Read the entries below and pull out each line with the string "page".
====== Data for this task ======
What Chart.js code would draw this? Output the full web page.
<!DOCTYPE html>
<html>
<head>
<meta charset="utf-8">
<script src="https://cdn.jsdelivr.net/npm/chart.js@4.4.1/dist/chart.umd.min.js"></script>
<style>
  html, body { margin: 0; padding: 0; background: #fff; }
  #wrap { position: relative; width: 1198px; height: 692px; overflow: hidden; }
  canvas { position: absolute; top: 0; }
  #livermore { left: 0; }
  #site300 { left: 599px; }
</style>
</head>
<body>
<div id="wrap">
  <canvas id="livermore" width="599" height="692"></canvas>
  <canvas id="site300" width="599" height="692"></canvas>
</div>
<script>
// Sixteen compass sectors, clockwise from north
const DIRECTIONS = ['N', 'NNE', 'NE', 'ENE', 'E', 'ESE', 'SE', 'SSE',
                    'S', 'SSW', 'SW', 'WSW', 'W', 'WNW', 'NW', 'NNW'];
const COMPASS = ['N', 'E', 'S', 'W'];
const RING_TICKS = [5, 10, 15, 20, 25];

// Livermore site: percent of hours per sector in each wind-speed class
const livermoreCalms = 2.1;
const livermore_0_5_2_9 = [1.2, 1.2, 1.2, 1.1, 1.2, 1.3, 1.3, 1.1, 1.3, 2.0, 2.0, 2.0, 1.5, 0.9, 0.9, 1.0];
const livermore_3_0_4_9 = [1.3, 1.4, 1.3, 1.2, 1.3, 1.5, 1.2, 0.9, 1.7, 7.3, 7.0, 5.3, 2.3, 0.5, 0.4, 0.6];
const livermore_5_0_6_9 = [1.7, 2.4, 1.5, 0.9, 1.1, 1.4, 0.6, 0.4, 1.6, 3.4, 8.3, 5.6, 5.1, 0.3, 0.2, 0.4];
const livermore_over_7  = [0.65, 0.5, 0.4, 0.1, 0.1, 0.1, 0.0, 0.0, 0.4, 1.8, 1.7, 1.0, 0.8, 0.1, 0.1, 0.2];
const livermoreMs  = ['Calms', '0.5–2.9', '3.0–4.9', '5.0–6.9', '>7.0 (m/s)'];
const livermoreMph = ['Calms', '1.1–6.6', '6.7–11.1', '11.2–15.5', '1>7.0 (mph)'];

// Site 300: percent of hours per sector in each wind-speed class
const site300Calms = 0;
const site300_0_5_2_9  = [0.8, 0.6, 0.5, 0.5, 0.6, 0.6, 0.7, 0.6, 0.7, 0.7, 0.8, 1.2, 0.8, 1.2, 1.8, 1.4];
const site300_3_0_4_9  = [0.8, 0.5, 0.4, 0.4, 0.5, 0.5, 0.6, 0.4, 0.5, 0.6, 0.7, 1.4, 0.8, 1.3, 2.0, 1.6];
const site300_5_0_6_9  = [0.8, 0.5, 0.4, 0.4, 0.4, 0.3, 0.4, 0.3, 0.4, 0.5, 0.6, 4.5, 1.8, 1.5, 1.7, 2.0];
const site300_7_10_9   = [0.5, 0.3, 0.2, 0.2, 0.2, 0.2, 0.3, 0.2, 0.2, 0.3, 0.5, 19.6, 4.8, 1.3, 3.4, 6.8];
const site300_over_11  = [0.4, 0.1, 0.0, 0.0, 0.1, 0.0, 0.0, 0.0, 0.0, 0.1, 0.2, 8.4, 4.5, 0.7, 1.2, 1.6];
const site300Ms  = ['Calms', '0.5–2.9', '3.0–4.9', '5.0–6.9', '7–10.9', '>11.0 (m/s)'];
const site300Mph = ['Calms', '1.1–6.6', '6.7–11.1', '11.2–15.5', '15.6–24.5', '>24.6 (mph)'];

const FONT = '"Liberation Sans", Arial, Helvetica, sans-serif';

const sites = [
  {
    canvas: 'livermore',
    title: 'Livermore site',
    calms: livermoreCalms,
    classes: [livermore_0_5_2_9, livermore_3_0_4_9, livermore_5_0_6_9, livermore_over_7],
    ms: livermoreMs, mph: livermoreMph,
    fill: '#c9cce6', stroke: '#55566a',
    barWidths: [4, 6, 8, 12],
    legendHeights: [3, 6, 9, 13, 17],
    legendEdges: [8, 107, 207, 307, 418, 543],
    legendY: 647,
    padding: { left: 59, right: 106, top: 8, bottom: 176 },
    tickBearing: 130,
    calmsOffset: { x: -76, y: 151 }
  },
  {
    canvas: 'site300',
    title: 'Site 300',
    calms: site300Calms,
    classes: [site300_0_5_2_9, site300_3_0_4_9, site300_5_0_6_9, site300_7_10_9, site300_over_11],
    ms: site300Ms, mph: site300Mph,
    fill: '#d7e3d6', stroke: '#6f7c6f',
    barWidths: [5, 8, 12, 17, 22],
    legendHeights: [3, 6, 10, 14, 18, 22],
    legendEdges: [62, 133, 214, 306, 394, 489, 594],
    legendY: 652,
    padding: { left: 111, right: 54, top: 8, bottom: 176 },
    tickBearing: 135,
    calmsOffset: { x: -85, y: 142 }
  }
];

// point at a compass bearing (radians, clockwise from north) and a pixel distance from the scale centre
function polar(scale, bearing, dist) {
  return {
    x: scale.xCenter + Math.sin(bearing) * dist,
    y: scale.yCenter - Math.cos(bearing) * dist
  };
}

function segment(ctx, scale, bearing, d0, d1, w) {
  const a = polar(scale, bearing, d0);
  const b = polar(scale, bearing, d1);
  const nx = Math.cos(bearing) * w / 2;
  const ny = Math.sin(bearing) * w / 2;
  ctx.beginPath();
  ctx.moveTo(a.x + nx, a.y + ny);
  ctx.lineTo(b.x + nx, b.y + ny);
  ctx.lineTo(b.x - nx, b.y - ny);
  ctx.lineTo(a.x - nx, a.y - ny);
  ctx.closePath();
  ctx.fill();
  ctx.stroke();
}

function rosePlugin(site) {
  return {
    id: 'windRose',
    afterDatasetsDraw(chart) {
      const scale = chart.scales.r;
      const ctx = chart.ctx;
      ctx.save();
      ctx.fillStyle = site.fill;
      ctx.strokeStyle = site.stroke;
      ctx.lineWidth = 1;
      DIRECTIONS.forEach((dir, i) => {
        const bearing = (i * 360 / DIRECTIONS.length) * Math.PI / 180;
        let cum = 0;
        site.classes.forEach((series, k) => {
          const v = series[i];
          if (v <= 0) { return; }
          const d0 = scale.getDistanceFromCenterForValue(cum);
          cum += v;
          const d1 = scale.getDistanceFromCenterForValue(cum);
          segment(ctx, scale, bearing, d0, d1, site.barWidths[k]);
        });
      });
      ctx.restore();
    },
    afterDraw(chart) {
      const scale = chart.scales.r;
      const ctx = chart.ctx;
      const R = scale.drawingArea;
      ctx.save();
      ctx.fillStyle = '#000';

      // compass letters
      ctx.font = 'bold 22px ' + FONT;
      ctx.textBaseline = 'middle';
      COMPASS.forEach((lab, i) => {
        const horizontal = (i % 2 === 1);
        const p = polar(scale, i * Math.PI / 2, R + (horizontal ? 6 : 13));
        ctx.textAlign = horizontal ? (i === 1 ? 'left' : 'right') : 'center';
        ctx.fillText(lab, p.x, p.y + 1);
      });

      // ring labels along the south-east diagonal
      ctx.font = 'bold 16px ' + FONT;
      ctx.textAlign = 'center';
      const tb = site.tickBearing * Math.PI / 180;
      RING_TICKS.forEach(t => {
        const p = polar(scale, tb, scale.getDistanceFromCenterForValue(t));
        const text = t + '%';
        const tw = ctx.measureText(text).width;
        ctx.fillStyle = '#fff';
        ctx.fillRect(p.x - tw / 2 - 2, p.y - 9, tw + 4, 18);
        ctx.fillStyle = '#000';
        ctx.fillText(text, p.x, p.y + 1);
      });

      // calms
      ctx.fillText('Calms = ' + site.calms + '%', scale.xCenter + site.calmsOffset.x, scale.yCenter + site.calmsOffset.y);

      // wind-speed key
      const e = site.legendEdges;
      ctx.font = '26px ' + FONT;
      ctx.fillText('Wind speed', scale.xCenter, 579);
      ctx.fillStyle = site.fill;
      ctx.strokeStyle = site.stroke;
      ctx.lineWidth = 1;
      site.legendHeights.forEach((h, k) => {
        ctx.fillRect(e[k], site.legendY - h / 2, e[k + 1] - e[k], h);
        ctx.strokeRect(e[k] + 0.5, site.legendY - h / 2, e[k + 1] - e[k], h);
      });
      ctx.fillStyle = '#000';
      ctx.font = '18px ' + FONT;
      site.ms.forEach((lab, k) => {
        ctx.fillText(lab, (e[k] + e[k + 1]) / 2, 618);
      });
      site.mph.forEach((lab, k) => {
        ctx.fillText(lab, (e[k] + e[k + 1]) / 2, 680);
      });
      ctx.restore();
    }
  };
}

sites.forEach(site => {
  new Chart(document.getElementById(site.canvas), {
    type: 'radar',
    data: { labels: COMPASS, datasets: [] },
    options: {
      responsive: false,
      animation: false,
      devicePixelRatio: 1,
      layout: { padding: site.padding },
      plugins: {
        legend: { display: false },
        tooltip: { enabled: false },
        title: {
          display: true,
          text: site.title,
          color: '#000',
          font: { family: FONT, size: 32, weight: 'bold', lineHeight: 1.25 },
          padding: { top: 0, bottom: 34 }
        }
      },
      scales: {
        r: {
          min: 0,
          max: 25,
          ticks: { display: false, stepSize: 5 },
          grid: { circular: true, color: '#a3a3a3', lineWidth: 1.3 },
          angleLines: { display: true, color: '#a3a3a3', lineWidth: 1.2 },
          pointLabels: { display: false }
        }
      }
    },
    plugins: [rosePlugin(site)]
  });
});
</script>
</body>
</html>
======
====== Data for this task ======
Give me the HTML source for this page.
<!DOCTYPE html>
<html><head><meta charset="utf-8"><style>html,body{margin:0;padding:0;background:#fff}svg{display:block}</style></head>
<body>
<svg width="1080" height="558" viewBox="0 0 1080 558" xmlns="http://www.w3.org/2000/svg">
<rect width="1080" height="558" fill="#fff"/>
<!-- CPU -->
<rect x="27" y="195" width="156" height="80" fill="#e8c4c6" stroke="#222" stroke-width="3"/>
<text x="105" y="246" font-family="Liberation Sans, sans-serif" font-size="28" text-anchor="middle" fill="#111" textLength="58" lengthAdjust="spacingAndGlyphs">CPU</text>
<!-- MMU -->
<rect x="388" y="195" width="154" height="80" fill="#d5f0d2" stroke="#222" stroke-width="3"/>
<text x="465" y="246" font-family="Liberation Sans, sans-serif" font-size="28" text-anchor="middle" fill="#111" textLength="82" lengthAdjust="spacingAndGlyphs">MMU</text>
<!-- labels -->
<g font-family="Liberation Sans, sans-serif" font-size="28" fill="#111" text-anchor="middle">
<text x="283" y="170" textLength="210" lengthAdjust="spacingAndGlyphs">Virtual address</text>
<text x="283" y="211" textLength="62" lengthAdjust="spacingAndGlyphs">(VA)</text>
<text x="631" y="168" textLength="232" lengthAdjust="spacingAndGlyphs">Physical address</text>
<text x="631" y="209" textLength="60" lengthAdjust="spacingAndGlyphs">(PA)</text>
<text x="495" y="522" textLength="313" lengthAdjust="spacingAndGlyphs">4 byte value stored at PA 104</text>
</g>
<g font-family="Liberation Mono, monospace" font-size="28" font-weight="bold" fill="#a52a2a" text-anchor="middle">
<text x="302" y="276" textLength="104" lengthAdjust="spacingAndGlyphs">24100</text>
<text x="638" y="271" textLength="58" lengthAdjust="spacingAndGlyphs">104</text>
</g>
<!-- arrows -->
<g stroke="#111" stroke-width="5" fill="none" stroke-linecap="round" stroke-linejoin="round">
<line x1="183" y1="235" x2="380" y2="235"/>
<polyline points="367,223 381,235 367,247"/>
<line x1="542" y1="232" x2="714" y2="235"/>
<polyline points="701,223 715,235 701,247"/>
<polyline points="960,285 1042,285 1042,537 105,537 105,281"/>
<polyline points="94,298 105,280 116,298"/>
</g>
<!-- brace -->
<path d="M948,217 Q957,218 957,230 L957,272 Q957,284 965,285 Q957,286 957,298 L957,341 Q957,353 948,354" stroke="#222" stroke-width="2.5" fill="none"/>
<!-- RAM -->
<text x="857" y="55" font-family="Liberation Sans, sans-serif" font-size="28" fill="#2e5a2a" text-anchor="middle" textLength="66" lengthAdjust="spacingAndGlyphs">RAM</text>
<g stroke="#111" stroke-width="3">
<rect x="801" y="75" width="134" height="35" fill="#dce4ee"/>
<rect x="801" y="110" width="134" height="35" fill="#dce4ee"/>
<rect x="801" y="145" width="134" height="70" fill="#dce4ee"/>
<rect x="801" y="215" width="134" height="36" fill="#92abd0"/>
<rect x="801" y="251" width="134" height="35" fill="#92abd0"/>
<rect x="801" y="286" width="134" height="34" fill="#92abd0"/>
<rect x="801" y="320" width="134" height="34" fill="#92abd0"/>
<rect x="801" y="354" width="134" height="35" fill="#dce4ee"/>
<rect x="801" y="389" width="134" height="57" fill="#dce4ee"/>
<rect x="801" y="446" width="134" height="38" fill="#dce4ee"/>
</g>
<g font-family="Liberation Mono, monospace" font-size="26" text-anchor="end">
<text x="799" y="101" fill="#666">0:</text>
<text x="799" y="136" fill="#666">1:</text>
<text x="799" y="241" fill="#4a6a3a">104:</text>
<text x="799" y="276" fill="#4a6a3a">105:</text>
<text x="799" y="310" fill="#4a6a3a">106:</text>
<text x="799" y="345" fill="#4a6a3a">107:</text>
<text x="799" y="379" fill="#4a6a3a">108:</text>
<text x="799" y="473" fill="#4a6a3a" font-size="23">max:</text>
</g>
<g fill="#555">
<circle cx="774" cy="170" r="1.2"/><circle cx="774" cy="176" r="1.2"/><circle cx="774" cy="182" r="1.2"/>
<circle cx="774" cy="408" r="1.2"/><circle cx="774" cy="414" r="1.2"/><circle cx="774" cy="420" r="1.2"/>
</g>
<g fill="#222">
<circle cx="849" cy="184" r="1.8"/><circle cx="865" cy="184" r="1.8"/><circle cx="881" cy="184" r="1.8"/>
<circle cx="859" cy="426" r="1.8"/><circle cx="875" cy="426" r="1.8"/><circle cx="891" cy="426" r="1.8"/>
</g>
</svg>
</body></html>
======
====== Data for this task ======
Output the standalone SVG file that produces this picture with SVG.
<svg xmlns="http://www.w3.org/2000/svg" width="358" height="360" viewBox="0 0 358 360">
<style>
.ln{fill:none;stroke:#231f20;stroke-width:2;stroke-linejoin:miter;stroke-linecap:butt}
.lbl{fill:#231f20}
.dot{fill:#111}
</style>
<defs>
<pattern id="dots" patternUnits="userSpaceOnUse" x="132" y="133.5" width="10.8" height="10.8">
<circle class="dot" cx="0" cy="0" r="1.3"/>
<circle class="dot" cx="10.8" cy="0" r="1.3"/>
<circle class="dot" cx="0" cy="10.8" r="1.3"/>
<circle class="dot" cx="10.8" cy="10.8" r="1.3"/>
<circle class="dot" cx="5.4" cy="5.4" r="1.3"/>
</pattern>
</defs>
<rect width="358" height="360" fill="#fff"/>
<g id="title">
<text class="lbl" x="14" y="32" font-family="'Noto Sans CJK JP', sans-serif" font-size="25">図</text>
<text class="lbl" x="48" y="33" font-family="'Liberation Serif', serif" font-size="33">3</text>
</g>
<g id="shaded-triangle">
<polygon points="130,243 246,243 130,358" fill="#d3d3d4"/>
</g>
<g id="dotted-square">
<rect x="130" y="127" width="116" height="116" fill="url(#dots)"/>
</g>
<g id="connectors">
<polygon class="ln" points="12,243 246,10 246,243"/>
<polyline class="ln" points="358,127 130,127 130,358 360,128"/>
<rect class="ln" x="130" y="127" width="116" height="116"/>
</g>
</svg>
======
• _Exercise solution_
What Chart.js code would draw this? Output the full web page.
Give me the HTML source for this page.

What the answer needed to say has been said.